What would really push it is a strong state and local surge the polar opposite of the Tea Party, shifting the term "moderate democrat" several notches to the left.

Honestly, I figure by about 2036 the Democratic Party will probably be too far left for me and either the Republican Party will have rebuilt itself in a substantially more moderate form or another party will have come along and claimed that ground. Hopefully by then major social issues (LGBT rights, gender and racial equality, healthcare) will have been resolved so the debate would then really settle on primarily economic and foreign policy.
 
I've done my legwork. Unlike many people here, I remember the politics of the 90's and all of the shameless pandering that the Clintons did to attract racist Republicans in Congress in order to build political capital for other endeavors. I remember the unequal treatment in criminal sentencing and I remember the extreme spike in minority imprisonment due to that unequal treatment. I remember welfare reform and the hugely destructive impact that it had on already-disadvantaged communities.
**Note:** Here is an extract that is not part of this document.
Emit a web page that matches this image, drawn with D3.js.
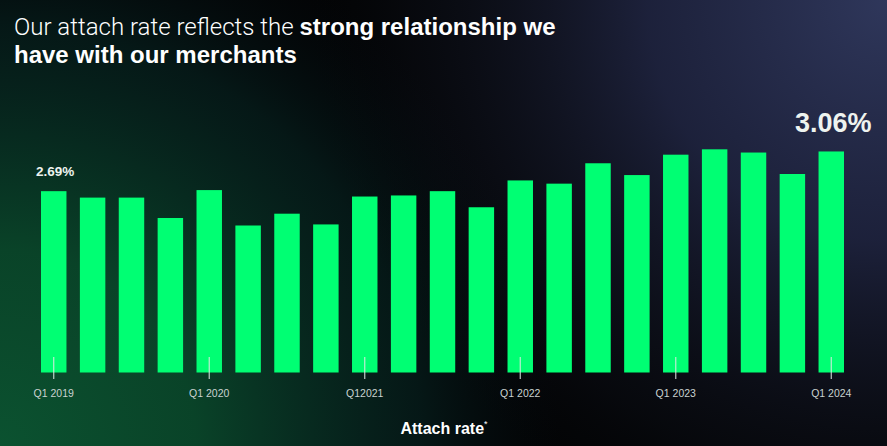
<!DOCTYPE html>
<html>
<head>
<meta charset="utf-8">
<script src="https://cdn.jsdelivr.net/npm/d3@7"></script>
<style>
  html, body { margin: 0; padding: 0; background: #000; }
  svg { display: block; }
</style>
</head>
<body>
<svg id="chart" width="887" height="446"></svg>
<script>
// Quarterly attach rate, Q1 2019 – Q1 2024 (%)
const quarters = [
  "Q1 2019", "Q2 2019", "Q3 2019", "Q4 2019",
  "Q1 2020", "Q2 2020", "Q3 2020", "Q4 2020",
  "Q1 2021", "Q2 2021", "Q3 2021", "Q4 2021",
  "Q1 2022", "Q2 2022", "Q3 2022", "Q4 2022",
  "Q1 2023", "Q2 2023", "Q3 2023", "Q4 2023",
  "Q1 2024"
];
const attachRate = [
  2.69, 2.63, 2.63, 2.44,
  2.70, 2.37, 2.48, 2.38,
  2.64, 2.65, 2.69, 2.54,
  2.79, 2.76, 2.95, 2.84,
  3.03, 3.08, 3.05, 2.85,
  3.06
];
const tickQuarters = ["Q1 2019", "Q1 2020", "Q1 2021", "Q1 2022", "Q1 2023", "Q1 2024"];
const tickLabels = ["Q1 2019", "Q1 2020", "Q12021", "Q1 2022", "Q1 2023", "Q1 2024"];
const labelledQuarters = ["Q1 2019", "Q1 2024"];

const W = 887, H = 446;
const svg = d3.select("#chart");
const defs = svg.append("defs");

// Background: black base with green glow bottom-left and navy glow top-right
const gGreen = defs.append("radialGradient").attr("id", "glowGreen")
  .attr("gradientUnits", "userSpaceOnUse")
  .attr("cx", 0).attr("cy", H).attr("r", 560);
gGreen.append("stop").attr("offset", 0).attr("stop-color", "#0b5230").attr("stop-opacity", 1);
gGreen.append("stop").attr("offset", 0.35).attr("stop-color", "#0a4a2c").attr("stop-opacity", 0.9);
gGreen.append("stop").attr("offset", 0.75).attr("stop-color", "#08302c").attr("stop-opacity", 0.45);
gGreen.append("stop").attr("offset", 1).attr("stop-color", "#05101a").attr("stop-opacity", 0);

const gNavy = defs.append("radialGradient").attr("id", "glowNavy")
  .attr("gradientUnits", "userSpaceOnUse")
  .attr("cx", W).attr("cy", 0).attr("r", 600);
gNavy.append("stop").attr("offset", 0).attr("stop-color", "#2f375b").attr("stop-opacity", 1);
gNavy.append("stop").attr("offset", 0.4).attr("stop-color", "#212644").attr("stop-opacity", 0.85);
gNavy.append("stop").attr("offset", 0.8).attr("stop-color", "#10131f").attr("stop-opacity", 0.3);
gNavy.append("stop").attr("offset", 1).attr("stop-color", "#000000").attr("stop-opacity", 0);

svg.append("rect").attr("width", W).attr("height", H).attr("fill", "#030405");
svg.append("rect").attr("width", W).attr("height", H).attr("fill", "url(#glowNavy)");
svg.append("rect").attr("width", W).attr("height", H).attr("fill", "url(#glowGreen)");

// Title
const title = svg.append("text")
  .attr("fill", "#ffffff")
  .attr("font-family", "'Liberation Sans', Arial, sans-serif")
  .attr("font-size", 24);
const l1 = title.append("tspan").attr("x", 14).attr("y", 35);
l1.append("tspan").attr("font-family", "Roboto, 'Liberation Sans', sans-serif")
  .attr("font-weight", 300).text("Our attach rate reflects the ");
l1.append("tspan").attr("font-weight", 700).text("strong relationship we");
title.append("tspan").attr("x", 14).attr("y", 63).attr("font-weight", 700)
  .text("have with our merchants");

// Scales
const x = d3.scaleBand().domain(quarters).range([41, 844]).paddingInner(0.345).paddingOuter(0);
const y = d3.scaleLinear().domain([1, 3]).range([372.5, 157.9]);

// Bars
svg.append("g").selectAll("rect")
  .data(quarters)
  .join("rect")
  .attr("x", d => x(d))
  .attr("width", x.bandwidth())
  .attr("y", (d, i) => y(attachRate[i]))
  .attr("height", (d, i) => y(1) - y(attachRate[i]))
  .attr("fill", "#00ff73");

// Axis: short ticks rising into the Q1 bars, labels beneath
const axis = d3.axisBottom(x)
  .tickValues(tickQuarters)
  .tickFormat((d, i) => tickLabels[i])
  .tickSizeInner(-22)
  .tickSizeOuter(0)
  .tickPadding(11);
const gx = svg.append("g").attr("transform", "translate(0,379)").call(axis);
gx.select(".domain").remove();
gx.selectAll(".tick line").attr("stroke", "#dfe9e3").attr("stroke-width", 1.2).attr("stroke-opacity", 0.85);
gx.selectAll(".tick text")
  .attr("fill", "#c9d2d0")
  .attr("font-family", "'Liberation Sans', Arial, sans-serif")
  .attr("font-size", 10.5);

// Value labels on first and latest quarters
const labelStyle = { "Q1 2019": { size: 13.5, dy: -15 }, "Q1 2024": { size: 27, dy: -19 } };
svg.append("g").selectAll("text")
  .data(labelledQuarters)
  .join("text")
  .attr("x", d => x(d) + x.bandwidth() / 2 + (d === "Q1 2024" ? 2 : 1.5))
  .attr("y", d => y(attachRate[quarters.indexOf(d)]) + labelStyle[d].dy)
  .attr("text-anchor", "middle")
  .attr("fill", "#eef3ef")
  .attr("font-family", "'Liberation Sans', Arial, sans-serif")
  .attr("font-weight", 700)
  .attr("font-size", d => labelStyle[d].size)
  .text(d => attachRate[quarters.indexOf(d)].toFixed(2) + "%");

// Axis caption
const cap = svg.append("text")
  .attr("x", 444).attr("y", 434)
  .attr("text-anchor", "middle")
  .attr("fill", "#ffffff")
  .attr("font-family", "'Liberation Sans', Arial, sans-serif")
  .attr("font-weight", 700)
  .attr("font-size", 16);
cap.append("tspan").text("Attach rate");
cap.append("tspan").attr("font-size", 9).attr("font-weight", 400).attr("dy", -7).text("*");
</script>
</body>
</html>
Since we're being frank, let me just say that your third paragraph has zero logical consistency. You acknowledge that black voters are just as susceptible to subversive tactics or misinformation yet continue on to say that anyone who questions their motivation for supporting a candidate is perpetuating a racist dog whistle. Claiming that something is a strawman, crafting one of your own, and then doing exactly what I claimed you would do isn't a good way of making your case. I never claimed that black voters were any more or less informed as other voting blocs: I merely asserted the reality that low-information black voters exist and that questioning the impact of that reality in the primary doesn't make you a closet racist. That said, I believe asserting that all of the voters who chose Clinton over Sanders due to being low-information can be reasonably classified as a dog whistle.

I'm perfectly aware that there are any number of reasons why black voters would support Hillary over Bernie even if they were aware of his record and most of them are largely pragmatic. I'm personally at a point at my life where I want to see a candidate fight for everything that progressives claim to want across the board: universal healthcare, universal education, mandatory living wages, an end to corporate welfare, an end to the private prison industry, an end to the Drug War, and so on. I'd rather someone go for the moonshot and lose than stand on a chair and remark at how far we'd come. There is never going to be a safe time to try it and I do not believe that the middle and lower-income demographics of this country can survive another three decades of what we've seen for the past three.

"I wonder what the effect was on the primary from low-information millennials who live with their parents and have never paid a dollar in taxes?"

Unless there's some objective definition of "low-information voter" that I'm unaware of, and scientific polling to measure its frequency in the population, the term isn't helpful other than to point out that they exist in the abstract. Once you start applying the label to particular voters, you're basically just implying that they are voters that you don't think are as informed as you are.